1. Datação e consolidação lexical: existem evidências textuais (em documentos medievais ou do português arcaico) que permitam datar, mesmo que aproximadamente, o período em que a palavra roteiro se consolidou no vocabulário português comum, diferenciando-se de sinônimos como itinerário ou rota?

2. Prevalência da raiz: qual das hipóteses latinas (rupta ou rotulus) é considerada a raiz dominante pela etimologia acadêmica portuguesa para a palavra rota, e, consequentemente, para roteiro? Proviria do francês route?

3. Evolução semântica do sufixo -eiro: gostaria de um parecer sobre a evolução do sufixo -eiro neste contexto.

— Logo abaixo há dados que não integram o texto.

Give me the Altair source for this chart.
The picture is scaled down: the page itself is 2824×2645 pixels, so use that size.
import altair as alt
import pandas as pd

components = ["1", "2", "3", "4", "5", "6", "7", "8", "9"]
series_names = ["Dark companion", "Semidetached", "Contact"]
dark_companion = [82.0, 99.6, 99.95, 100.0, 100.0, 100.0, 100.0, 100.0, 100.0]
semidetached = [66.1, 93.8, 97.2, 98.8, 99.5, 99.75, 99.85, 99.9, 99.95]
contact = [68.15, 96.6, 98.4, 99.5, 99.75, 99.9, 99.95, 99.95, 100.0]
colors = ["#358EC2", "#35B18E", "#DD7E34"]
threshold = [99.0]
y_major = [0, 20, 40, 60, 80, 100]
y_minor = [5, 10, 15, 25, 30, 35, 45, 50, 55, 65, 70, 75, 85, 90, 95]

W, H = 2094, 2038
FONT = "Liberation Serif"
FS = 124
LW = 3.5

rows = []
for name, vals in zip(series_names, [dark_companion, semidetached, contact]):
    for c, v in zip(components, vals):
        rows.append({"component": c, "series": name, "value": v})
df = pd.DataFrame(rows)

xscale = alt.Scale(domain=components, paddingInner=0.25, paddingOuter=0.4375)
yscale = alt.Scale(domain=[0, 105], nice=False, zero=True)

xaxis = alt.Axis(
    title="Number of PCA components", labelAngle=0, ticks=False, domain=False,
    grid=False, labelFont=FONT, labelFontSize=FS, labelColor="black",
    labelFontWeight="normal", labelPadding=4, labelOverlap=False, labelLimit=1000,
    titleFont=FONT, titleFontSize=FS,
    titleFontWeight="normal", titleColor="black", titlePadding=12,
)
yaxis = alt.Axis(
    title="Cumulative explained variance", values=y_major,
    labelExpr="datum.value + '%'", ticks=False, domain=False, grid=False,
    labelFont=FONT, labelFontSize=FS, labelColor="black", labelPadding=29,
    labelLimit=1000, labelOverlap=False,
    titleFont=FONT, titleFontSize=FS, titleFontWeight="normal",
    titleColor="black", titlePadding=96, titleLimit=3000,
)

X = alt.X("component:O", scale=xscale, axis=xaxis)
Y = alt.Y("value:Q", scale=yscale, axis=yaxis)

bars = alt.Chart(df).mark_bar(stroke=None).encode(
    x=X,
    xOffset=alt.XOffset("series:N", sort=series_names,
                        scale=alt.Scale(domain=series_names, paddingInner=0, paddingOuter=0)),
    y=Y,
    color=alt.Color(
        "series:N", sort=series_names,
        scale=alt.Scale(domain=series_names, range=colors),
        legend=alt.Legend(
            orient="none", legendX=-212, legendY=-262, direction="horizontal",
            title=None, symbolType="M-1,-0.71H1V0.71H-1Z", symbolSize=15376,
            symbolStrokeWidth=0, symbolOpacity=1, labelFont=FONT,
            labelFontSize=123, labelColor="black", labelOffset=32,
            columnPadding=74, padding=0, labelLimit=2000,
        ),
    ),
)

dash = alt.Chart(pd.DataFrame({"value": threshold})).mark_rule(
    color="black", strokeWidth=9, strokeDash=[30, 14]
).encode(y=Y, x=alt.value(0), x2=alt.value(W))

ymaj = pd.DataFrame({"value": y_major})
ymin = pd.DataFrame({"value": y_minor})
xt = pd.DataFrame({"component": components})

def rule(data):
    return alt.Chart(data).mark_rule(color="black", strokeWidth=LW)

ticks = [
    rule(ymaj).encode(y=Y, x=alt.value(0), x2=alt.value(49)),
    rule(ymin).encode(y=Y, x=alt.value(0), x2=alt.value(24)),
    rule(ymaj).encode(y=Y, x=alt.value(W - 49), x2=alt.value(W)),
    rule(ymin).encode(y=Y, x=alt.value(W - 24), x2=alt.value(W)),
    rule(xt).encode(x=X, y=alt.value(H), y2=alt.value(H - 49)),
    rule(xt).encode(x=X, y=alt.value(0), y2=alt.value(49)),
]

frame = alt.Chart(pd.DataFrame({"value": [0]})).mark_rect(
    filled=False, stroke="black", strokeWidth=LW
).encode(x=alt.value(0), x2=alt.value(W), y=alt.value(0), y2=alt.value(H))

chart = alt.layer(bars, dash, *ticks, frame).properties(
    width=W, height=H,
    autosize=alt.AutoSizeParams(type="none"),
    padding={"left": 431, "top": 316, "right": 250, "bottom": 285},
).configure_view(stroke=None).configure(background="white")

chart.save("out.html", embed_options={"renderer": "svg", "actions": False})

Seria a analogia com roupeiro (lugar que contém roupas, aqui no Brasil, pelo menos) semanticamente válida para roteiro (documento que contém rotas, instruções, ou caminhos a seguir), justificando a sua transição do meio náutico para o científico e artístico (guias de laboratório, guiões de cinema, etc.)?

Esta palavra realmente é um desafio para mim.

Agradeço a atenção e o valioso contributo.

Resposta

Em resposta à consulta que nos enviou e muito agradecemos, apresentamos o seguinte parecer, apoiado nas fontes a que temos acesso:

I. Sobre rota

1. Há consenso quanto a considerar que roteiro deriva de rota.

2. Também é consensual a origem de rota no latim (via) rupta, «caminho aberto na floresta», embora não seja clara a história da sua transmissão. Com efeito, a palavra rota tem atestações apenas a partir do século XV, época em que igualmente se usava a forma rota, em castelhano e em catalão, com o mesmo significado. No entanto, nestas línguas, rota passou a ruta, talvez por influência do francês route, que tem o mesmo significado, além da aceção mais corrente, que é «estrada».

O português manteve rota, e este o também ocorre no derivado derrota, vogal que se conserva no castelhano e catalão derrota, sinónimo de rota/ruta que exibe o, apesar da já referida forma ruta que se fixou nestas duas línguas. No Dicionário Houaiss e no Diccionario Crítico Etimológico Castellano e Hispánico, de Joan Coromines e José Antonio Pascual, não se menciona a proposta etimológica alternativa, a de rota ter evoluído de rotulus. Esta hipótese parece, portanto, pouco plausível ou, pelo menos, muito pouco explorada.

3. Sobre se rota se fixou em português a partir da expansão ultramarina, não temos elementos conclusivos. No Corpus do Português, rota, no sentido de «caminho», encontra atestações a partir do século XV, o século em que se iniciou o expansionismo português. Este é também o período em que há intensas relações culturais com os centros políticos dos outros reinos ibéricos, designadamente, com Aragão, que na época era uma potência também marítima. Dir-se-ia que rota e as formas cognatas do castelhano e do catalão já circulavam há algum tempo entre falantes das línguas românicas da Península Ibérica no contexto da atividade marítima comercial e militar (ver José Mattoso, dir. História de Portugal. No Alvorecer da Modernidade (1480-1620). Vol. III, 1994).

II. Quanto a roteiro

1. Acerca da datação de roteiro, a data mais recuada que tem sido aceite é a consignada, por exemplo, no Dicionário Houaiss, onde se atribui a atestação mais antiga a meados do século XVII. No entanto, é possível ir mais atrás, a registos de meados do século XVI, em contextos relativos a viagens e navegações (cf. secção histórica do Corpus do Português, de Mark Davies).

2. É bem provável que roteiro tenha derivado do radical rot- de rota, e não do francês route. É de realçar que, em castelhano, se regista derrotero, que pode bem indicar ser possível a derivação de rota (português) e derrota (em castelhano) com os sufixos cognatos -eiro e -ero .

3. A respeito do sufixo -eiro, é plausível que roteiro tenha surgido não por analogia com roupeiro, caso este em que -eiro sugere algum tipo de «serventia referente à cousa denotada pelo vocábulo primitivo» (Said Ali, Gramática Histórica da Língua Portuguesa, 1965, p. 242/243), mas, sim, como adjetivo para qualificar algum substantivo que se subentende. Sugere-se aqui, portanto, que a génese do português roteiro e do castelhano derrotero tenham origem em expressão como «documento roteiro» (não atestada), isto é, «documento relativo a rota», e «libro derrotero» (neste último caso, consulte-se o Wiktionary em espanhol).